WHAT THE EXERCISE ASKS: Where a line below holds the string "this", copy that line.

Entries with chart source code
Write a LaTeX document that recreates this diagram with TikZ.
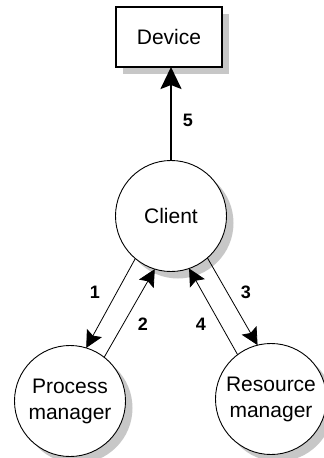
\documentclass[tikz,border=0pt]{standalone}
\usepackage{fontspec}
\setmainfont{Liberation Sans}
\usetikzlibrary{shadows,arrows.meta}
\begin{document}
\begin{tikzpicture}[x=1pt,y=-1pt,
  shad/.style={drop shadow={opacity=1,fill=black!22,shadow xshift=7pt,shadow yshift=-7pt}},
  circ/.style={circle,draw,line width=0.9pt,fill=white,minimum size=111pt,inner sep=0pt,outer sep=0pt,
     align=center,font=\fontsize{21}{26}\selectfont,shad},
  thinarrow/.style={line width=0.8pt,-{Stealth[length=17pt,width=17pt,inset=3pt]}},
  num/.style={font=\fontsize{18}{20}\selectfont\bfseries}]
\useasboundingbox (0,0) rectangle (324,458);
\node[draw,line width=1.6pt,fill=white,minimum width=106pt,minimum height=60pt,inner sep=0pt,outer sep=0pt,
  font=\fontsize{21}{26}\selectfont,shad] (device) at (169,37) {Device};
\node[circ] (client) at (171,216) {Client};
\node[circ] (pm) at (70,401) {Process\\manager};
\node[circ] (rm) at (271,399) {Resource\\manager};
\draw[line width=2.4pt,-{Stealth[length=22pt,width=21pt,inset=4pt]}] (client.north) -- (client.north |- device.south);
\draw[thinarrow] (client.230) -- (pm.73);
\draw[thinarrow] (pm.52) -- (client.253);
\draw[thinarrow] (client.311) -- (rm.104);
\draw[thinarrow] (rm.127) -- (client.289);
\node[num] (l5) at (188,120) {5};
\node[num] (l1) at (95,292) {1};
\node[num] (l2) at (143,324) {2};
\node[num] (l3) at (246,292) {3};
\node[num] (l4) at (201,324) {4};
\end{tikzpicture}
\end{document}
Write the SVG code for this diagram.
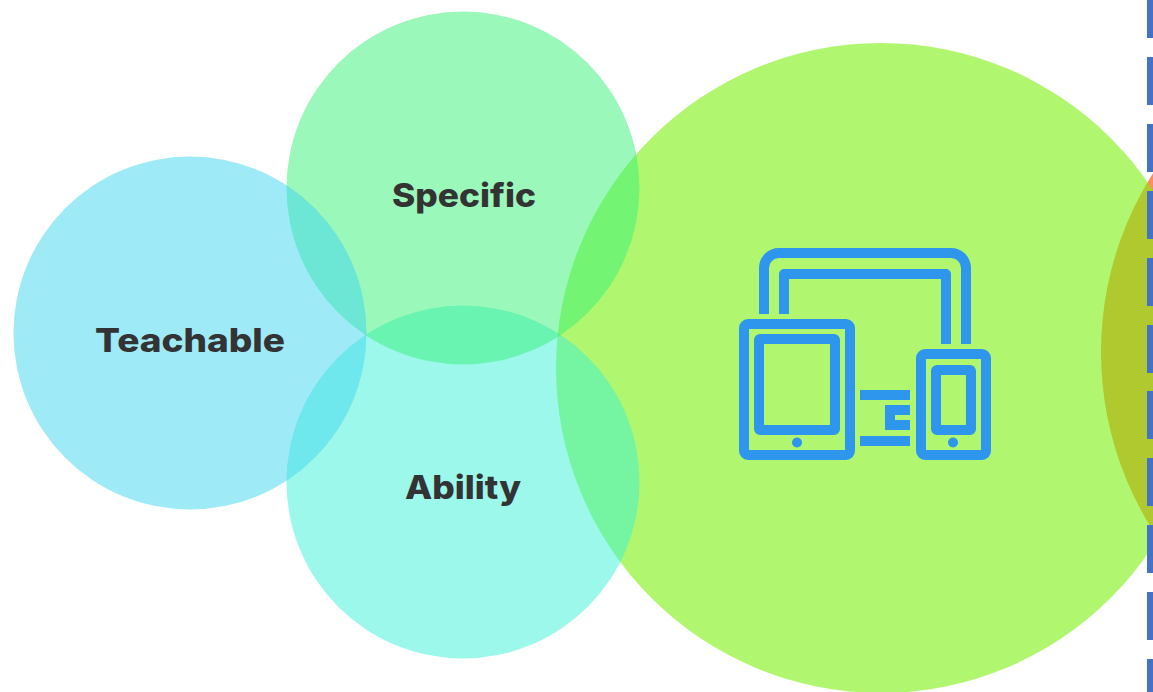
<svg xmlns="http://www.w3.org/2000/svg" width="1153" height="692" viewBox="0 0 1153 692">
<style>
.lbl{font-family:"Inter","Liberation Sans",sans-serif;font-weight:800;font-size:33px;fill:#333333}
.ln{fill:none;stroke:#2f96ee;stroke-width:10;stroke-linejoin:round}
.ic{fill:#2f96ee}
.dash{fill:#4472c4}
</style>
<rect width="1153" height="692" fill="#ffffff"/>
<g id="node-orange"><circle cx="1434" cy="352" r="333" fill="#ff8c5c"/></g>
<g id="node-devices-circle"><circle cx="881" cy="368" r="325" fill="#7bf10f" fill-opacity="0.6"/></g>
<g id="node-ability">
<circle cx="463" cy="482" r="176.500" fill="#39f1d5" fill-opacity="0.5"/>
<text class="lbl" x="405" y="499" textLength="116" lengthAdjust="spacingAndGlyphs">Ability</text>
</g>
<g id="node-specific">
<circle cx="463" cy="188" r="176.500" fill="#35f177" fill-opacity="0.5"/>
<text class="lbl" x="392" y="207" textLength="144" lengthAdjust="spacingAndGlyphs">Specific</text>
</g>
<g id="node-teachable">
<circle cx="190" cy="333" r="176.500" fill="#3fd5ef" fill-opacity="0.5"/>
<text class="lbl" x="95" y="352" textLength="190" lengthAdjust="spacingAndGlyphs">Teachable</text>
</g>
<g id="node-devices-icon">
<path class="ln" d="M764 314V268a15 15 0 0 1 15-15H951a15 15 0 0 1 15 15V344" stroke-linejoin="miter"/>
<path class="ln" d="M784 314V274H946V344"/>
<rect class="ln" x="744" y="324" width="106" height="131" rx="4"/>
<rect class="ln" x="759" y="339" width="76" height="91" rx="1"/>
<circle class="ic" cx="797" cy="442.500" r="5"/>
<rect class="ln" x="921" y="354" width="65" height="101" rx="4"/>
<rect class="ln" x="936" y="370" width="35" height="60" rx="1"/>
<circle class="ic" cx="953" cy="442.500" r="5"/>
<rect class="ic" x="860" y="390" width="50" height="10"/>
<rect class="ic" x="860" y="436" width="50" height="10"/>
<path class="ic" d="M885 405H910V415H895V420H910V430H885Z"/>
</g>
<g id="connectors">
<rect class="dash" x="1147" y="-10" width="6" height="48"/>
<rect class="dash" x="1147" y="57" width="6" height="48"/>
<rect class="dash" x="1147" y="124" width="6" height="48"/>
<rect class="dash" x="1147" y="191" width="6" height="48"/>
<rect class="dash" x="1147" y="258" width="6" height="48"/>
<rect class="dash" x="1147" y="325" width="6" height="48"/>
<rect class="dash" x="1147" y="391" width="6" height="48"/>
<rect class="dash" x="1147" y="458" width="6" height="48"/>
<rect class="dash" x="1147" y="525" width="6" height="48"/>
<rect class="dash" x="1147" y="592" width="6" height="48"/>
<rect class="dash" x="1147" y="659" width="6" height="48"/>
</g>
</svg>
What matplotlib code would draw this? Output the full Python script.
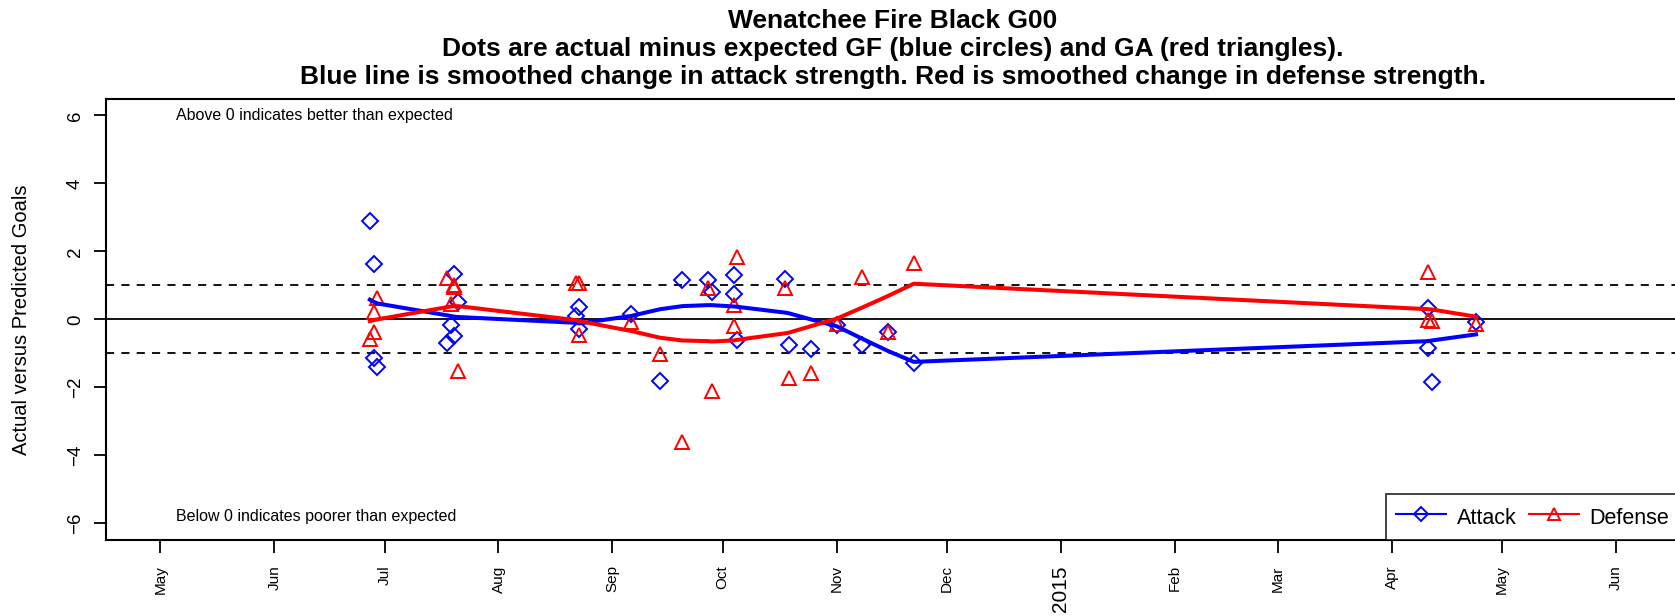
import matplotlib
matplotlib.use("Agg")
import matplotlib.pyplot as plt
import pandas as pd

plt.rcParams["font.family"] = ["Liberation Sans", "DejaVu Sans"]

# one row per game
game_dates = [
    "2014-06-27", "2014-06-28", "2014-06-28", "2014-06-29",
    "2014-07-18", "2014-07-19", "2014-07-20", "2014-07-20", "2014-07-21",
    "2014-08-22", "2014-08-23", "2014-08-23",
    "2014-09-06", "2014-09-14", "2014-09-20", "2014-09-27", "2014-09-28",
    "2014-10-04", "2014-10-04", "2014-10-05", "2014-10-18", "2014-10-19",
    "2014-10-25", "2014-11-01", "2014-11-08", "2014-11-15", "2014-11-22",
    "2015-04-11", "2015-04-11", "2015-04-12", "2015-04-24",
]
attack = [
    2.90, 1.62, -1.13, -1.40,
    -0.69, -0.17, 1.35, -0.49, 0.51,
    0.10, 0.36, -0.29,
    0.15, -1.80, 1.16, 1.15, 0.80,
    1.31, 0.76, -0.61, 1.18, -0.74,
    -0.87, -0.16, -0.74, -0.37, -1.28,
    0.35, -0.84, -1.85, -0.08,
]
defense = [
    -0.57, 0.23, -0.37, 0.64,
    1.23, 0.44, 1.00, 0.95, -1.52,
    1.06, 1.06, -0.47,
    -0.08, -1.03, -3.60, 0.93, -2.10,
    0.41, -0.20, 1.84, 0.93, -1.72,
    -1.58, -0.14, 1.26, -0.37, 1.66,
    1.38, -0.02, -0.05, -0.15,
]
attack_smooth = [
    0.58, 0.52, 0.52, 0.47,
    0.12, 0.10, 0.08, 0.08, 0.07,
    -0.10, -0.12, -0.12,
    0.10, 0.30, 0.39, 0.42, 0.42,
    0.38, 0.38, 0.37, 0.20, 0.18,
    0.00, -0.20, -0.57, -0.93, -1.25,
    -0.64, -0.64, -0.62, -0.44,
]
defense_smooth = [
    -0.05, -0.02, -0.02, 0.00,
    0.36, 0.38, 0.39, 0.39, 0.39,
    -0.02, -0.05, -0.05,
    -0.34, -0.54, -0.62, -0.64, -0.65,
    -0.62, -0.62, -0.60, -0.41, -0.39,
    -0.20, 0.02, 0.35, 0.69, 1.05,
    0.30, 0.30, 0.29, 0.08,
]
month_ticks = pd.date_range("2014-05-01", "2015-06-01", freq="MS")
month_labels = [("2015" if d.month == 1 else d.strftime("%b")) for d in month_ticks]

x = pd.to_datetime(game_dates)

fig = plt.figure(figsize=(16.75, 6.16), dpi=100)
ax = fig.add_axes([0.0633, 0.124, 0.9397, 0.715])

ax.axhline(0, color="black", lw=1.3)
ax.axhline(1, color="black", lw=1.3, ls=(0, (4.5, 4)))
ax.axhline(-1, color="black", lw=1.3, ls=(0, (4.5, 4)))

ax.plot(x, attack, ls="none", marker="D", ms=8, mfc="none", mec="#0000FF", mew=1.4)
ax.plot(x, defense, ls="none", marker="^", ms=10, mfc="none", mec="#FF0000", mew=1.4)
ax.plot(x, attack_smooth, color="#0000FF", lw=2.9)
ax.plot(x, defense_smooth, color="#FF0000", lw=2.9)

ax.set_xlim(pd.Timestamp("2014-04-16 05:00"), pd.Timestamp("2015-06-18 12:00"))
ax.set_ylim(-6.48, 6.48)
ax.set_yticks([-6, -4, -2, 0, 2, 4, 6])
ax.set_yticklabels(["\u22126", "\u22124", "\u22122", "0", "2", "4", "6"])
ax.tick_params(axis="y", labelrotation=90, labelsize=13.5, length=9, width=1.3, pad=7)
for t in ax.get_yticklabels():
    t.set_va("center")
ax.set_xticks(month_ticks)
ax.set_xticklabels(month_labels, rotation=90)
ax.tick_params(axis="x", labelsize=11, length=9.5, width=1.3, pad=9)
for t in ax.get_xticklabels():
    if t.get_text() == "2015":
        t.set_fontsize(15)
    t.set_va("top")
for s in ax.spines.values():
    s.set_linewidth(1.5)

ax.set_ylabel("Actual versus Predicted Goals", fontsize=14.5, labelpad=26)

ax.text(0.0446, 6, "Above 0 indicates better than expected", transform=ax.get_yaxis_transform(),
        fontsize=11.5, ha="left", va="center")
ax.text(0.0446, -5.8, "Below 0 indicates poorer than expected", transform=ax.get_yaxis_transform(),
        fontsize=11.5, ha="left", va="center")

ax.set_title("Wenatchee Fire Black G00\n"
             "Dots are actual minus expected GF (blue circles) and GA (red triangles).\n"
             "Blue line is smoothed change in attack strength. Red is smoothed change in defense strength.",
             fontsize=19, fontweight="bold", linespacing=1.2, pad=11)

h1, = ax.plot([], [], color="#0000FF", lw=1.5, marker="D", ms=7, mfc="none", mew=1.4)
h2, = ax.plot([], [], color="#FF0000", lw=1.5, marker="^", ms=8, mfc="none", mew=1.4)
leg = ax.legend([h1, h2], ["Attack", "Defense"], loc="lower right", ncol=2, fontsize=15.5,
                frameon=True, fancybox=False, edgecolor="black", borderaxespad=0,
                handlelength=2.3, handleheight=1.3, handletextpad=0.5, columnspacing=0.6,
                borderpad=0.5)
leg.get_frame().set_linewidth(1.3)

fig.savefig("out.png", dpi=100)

TASK OUTPUT:
Write a LaTeX document that recreates this diagram with TikZ.
Write the SVG code for this diagram.
What matplotlib code would draw this? Output the full Python script.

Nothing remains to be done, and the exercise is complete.